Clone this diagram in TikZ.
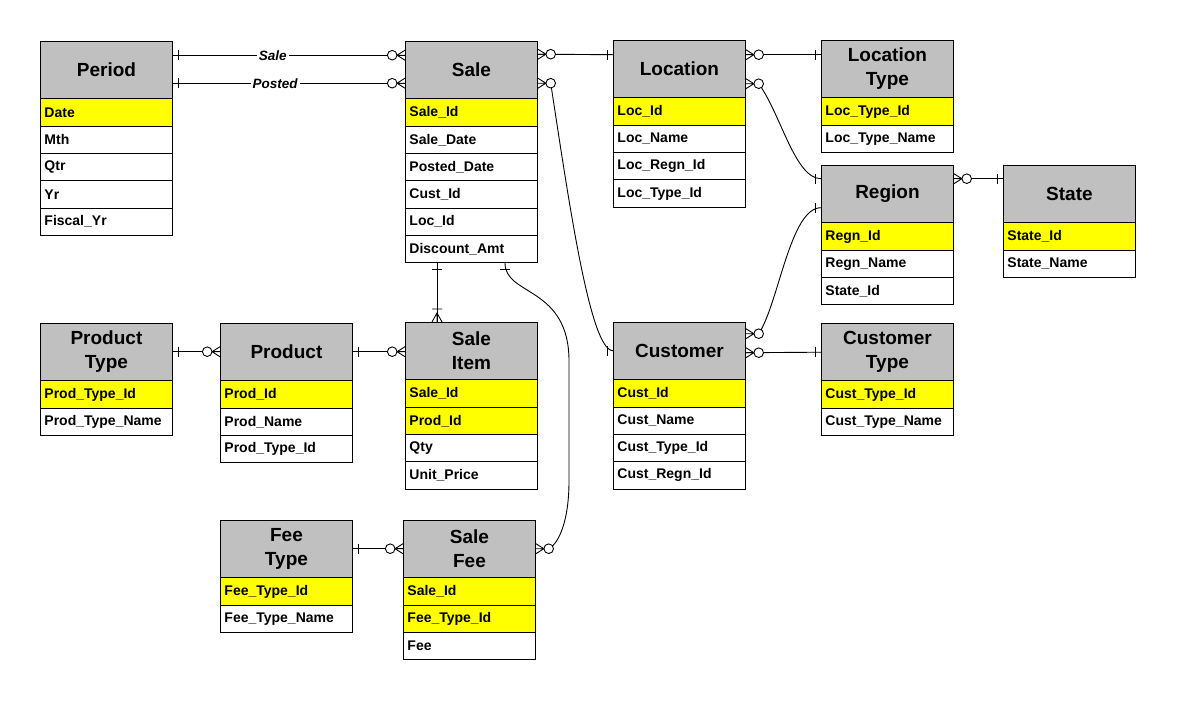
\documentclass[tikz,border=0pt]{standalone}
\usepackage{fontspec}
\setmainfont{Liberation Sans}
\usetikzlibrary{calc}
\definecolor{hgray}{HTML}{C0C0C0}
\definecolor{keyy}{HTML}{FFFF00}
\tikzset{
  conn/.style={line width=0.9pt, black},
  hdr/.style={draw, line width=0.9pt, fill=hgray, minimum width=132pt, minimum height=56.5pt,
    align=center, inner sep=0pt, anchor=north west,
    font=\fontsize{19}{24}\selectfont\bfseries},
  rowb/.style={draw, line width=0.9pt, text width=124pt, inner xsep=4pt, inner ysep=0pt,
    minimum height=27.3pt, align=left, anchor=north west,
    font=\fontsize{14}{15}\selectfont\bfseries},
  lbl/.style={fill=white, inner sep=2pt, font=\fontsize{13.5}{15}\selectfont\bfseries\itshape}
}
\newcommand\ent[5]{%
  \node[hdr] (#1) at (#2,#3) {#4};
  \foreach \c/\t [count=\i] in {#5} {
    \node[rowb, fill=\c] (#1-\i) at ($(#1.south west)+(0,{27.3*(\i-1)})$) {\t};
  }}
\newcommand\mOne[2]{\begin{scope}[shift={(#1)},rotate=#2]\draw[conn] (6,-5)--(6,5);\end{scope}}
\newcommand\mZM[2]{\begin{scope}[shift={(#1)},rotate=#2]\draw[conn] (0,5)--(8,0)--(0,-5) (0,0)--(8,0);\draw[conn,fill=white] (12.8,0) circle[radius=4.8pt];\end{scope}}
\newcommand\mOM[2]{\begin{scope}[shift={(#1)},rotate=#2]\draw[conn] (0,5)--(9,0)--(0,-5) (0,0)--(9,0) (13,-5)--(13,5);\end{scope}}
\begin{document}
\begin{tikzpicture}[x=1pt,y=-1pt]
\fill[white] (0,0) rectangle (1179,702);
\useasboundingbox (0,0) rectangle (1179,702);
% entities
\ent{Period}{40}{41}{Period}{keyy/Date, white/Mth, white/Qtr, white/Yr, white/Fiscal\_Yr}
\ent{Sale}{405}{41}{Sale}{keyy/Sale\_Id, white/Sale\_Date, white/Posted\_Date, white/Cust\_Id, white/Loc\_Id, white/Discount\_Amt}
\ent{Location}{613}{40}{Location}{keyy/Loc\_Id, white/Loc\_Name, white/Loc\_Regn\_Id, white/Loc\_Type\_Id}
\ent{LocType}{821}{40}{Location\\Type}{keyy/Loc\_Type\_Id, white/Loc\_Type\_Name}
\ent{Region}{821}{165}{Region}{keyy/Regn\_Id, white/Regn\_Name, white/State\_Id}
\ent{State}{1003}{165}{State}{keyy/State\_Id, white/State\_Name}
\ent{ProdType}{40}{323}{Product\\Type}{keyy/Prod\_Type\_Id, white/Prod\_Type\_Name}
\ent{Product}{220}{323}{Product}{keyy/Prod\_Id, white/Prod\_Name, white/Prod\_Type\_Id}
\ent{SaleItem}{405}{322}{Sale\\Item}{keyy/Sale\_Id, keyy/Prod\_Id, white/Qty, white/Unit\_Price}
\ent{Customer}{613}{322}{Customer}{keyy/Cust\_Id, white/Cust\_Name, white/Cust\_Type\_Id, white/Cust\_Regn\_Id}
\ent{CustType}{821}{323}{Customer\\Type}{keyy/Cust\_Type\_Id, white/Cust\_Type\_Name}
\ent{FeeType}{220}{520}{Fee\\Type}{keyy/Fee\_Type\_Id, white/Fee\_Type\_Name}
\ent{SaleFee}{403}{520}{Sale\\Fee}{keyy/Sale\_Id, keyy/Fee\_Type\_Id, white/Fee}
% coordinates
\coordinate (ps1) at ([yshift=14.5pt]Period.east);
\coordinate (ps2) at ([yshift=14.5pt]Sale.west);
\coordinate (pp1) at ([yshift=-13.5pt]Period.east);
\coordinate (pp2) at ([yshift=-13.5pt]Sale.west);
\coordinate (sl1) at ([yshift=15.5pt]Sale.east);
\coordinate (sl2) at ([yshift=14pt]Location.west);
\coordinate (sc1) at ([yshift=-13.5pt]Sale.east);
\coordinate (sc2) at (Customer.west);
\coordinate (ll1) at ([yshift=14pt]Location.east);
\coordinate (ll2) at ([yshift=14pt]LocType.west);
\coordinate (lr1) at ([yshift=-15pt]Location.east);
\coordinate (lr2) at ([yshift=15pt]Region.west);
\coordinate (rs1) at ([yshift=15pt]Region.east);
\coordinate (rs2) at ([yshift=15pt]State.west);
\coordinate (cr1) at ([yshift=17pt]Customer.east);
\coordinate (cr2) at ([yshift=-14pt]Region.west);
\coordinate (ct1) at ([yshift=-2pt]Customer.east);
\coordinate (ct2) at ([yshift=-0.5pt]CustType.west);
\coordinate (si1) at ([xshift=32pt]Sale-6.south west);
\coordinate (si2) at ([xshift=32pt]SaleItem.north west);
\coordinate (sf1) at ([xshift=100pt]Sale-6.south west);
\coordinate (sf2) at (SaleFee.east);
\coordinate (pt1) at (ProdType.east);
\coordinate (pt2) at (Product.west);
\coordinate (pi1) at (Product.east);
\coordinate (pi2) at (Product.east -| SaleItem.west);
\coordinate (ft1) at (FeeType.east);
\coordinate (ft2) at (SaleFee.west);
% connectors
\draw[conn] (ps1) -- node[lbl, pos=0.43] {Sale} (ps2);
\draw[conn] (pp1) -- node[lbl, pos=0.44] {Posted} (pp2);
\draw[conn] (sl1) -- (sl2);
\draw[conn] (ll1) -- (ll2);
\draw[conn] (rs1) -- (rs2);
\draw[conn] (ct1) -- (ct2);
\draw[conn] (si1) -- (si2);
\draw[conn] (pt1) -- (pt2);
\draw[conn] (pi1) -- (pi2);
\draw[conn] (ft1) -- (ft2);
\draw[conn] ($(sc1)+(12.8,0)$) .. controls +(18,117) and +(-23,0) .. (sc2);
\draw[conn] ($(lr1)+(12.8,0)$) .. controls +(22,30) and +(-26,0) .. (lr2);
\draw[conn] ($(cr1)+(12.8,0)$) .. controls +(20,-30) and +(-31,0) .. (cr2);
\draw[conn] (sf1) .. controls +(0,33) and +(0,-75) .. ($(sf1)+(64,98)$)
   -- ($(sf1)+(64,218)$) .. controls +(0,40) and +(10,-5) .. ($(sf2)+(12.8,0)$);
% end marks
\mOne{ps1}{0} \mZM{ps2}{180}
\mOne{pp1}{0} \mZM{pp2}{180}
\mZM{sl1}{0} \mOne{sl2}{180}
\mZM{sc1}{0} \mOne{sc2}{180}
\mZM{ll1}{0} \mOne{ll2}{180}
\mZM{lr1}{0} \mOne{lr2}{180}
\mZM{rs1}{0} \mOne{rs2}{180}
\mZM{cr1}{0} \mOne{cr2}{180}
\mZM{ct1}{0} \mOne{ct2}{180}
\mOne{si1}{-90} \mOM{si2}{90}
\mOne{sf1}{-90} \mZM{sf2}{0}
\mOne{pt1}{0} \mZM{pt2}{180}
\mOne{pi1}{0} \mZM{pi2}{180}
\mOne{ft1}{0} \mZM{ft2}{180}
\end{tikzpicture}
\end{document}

— Task to carry out —
Copy the listing exactly. Any image in it stays out of the copy.

— Expected output —
Clone this diagram in TikZ.
\documentclass[tikz,border=0pt]{standalone}
\usepackage{fontspec}
\setmainfont{Liberation Sans}
\usetikzlibrary{calc}
\definecolor{hgray}{HTML}{C0C0C0}
\definecolor{keyy}{HTML}{FFFF00}
\tikzset{
  conn/.style={line width=0.9pt, black},
  hdr/.style={draw, line width=0.9pt, fill=hgray, minimum width=132pt, minimum height=56.5pt,
    align=center, inner sep=0pt, anchor=north west,
    font=\fontsize{19}{24}\selectfont\bfseries},
  rowb/.style={draw, line width=0.9pt, text width=124pt, inner xsep=4pt, inner ysep=0pt,
    minimum height=27.3pt, align=left, anchor=north west,
    font=\fontsize{14}{15}\selectfont\bfseries},
  lbl/.style={fill=white, inner sep=2pt, font=\fontsize{13.5}{15}\selectfont\bfseries\itshape}
}
\newcommand\ent[5]{%
  \node[hdr] (#1) at (#2,#3) {#4};
  \foreach \c/\t [count=\i] in {#5} {
    \node[rowb, fill=\c] (#1-\i) at ($(#1.south west)+(0,{27.3*(\i-1)})$) {\t};
  }}
\newcommand\mOne[2]{\begin{scope}[shift={(#1)},rotate=#2]\draw[conn] (6,-5)--(6,5);\end{scope}}
\newcommand\mZM[2]{\begin{scope}[shift={(#1)},rotate=#2]\draw[conn] (0,5)--(8,0)--(0,-5) (0,0)--(8,0);\draw[conn,fill=white] (12.8,0) circle[radius=4.8pt];\end{scope}}
\newcommand\mOM[2]{\begin{scope}[shift={(#1)},rotate=#2]\draw[conn] (0,5)--(9,0)--(0,-5) (0,0)--(9,0) (13,-5)--(13,5);\end{scope}}
\begin{document}
\begin{tikzpicture}[x=1pt,y=-1pt]
\fill[white] (0,0) rectangle (1179,702);
\useasboundingbox (0,0) rectangle (1179,702);
% entities
\ent{Period}{40}{41}{Period}{keyy/Date, white/Mth, white/Qtr, white/Yr, white/Fiscal\_Yr}
\ent{Sale}{405}{41}{Sale}{keyy/Sale\_Id, white/Sale\_Date, white/Posted\_Date, white/Cust\_Id, white/Loc\_Id, white/Discount\_Amt}
\ent{Location}{613}{40}{Location}{keyy/Loc\_Id, white/Loc\_Name, white/Loc\_Regn\_Id, white/Loc\_Type\_Id}
\ent{LocType}{821}{40}{Location\\Type}{keyy/Loc\_Type\_Id, white/Loc\_Type\_Name}
\ent{Region}{821}{165}{Region}{keyy/Regn\_Id, white/Regn\_Name, white/State\_Id}
\ent{State}{1003}{165}{State}{keyy/State\_Id, white/State\_Name}
\ent{ProdType}{40}{323}{Product\\Type}{keyy/Prod\_Type\_Id, white/Prod\_Type\_Name}
\ent{Product}{220}{323}{Product}{keyy/Prod\_Id, white/Prod\_Name, white/Prod\_Type\_Id}
\ent{SaleItem}{405}{322}{Sale\\Item}{keyy/Sale\_Id, keyy/Prod\_Id, white/Qty, white/Unit\_Price}
\ent{Customer}{613}{322}{Customer}{keyy/Cust\_Id, white/Cust\_Name, white/Cust\_Type\_Id, white/Cust\_Regn\_Id}
\ent{CustType}{821}{323}{Customer\\Type}{keyy/Cust\_Type\_Id, white/Cust\_Type\_Name}
\ent{FeeType}{220}{520}{Fee\\Type}{keyy/Fee\_Type\_Id, white/Fee\_Type\_Name}
\ent{SaleFee}{403}{520}{Sale\\Fee}{keyy/Sale\_Id, keyy/Fee\_Type\_Id, white/Fee}
% coordinates
\coordinate (ps1) at ([yshift=14.5pt]Period.east);
\coordinate (ps2) at ([yshift=14.5pt]Sale.west);
\coordinate (pp1) at ([yshift=-13.5pt]Period.east);
\coordinate (pp2) at ([yshift=-13.5pt]Sale.west);
\coordinate (sl1) at ([yshift=15.5pt]Sale.east);
\coordinate (sl2) at ([yshift=14pt]Location.west);
\coordinate (sc1) at ([yshift=-13.5pt]Sale.east);
\coordinate (sc2) at (Customer.west);
\coordinate (ll1) at ([yshift=14pt]Location.east);
\coordinate (ll2) at ([yshift=14pt]LocType.west);
\coordinate (lr1) at ([yshift=-15pt]Location.east);
\coordinate (lr2) at ([yshift=15pt]Region.west);
\coordinate (rs1) at ([yshift=15pt]Region.east);
\coordinate (rs2) at ([yshift=15pt]State.west);
\coordinate (cr1) at ([yshift=17pt]Customer.east);
\coordinate (cr2) at ([yshift=-14pt]Region.west);
\coordinate (ct1) at ([yshift=-2pt]Customer.east);
\coordinate (ct2) at ([yshift=-0.5pt]CustType.west);
\coordinate (si1) at ([xshift=32pt]Sale-6.south west);
\coordinate (si2) at ([xshift=32pt]SaleItem.north west);
\coordinate (sf1) at ([xshift=100pt]Sale-6.south west);
\coordinate (sf2) at (SaleFee.east);
\coordinate (pt1) at (ProdType.east);
\coordinate (pt2) at (Product.west);
\coordinate (pi1) at (Product.east);
\coordinate (pi2) at (Product.east -| SaleItem.west);
\coordinate (ft1) at (FeeType.east);
\coordinate (ft2) at (SaleFee.west);
% connectors
\draw[conn] (ps1) -- node[lbl, pos=0.43] {Sale} (ps2);
\draw[conn] (pp1) -- node[lbl, pos=0.44] {Posted} (pp2);
\draw[conn] (sl1) -- (sl2);
\draw[conn] (ll1) -- (ll2);
\draw[conn] (rs1) -- (rs2);
\draw[conn] (ct1) -- (ct2);
\draw[conn] (si1) -- (si2);
\draw[conn] (pt1) -- (pt2);
\draw[conn] (pi1) -- (pi2);
\draw[conn] (ft1) -- (ft2);
\draw[conn] ($(sc1)+(12.8,0)$) .. controls +(18,117) and +(-23,0) .. (sc2);
\draw[conn] ($(lr1)+(12.8,0)$) .. controls +(22,30) and +(-26,0) .. (lr2);
\draw[conn] ($(cr1)+(12.8,0)$) .. controls +(20,-30) and +(-31,0) .. (cr2);
\draw[conn] (sf1) .. controls +(0,33) and +(0,-75) .. ($(sf1)+(64,98)$)
   -- ($(sf1)+(64,218)$) .. controls +(0,40) and +(10,-5) .. ($(sf2)+(12.8,0)$);
% end marks
\mOne{ps1}{0} \mZM{ps2}{180}
\mOne{pp1}{0} \mZM{pp2}{180}
\mZM{sl1}{0} \mOne{sl2}{180}
\mZM{sc1}{0} \mOne{sc2}{180}
\mZM{ll1}{0} \mOne{ll2}{180}
\mZM{lr1}{0} \mOne{lr2}{180}
\mZM{rs1}{0} \mOne{rs2}{180}
\mZM{cr1}{0} \mOne{cr2}{180}
\mZM{ct1}{0} \mOne{ct2}{180}
\mOne{si1}{-90} \mOM{si2}{90}
\mOne{sf1}{-90} \mZM{sf2}{0}
\mOne{pt1}{0} \mZM{pt2}{180}
\mOne{pi1}{0} \mZM{pi2}{180}
\mOne{ft1}{0} \mZM{ft2}{180}
\end{tikzpicture}
\end{document}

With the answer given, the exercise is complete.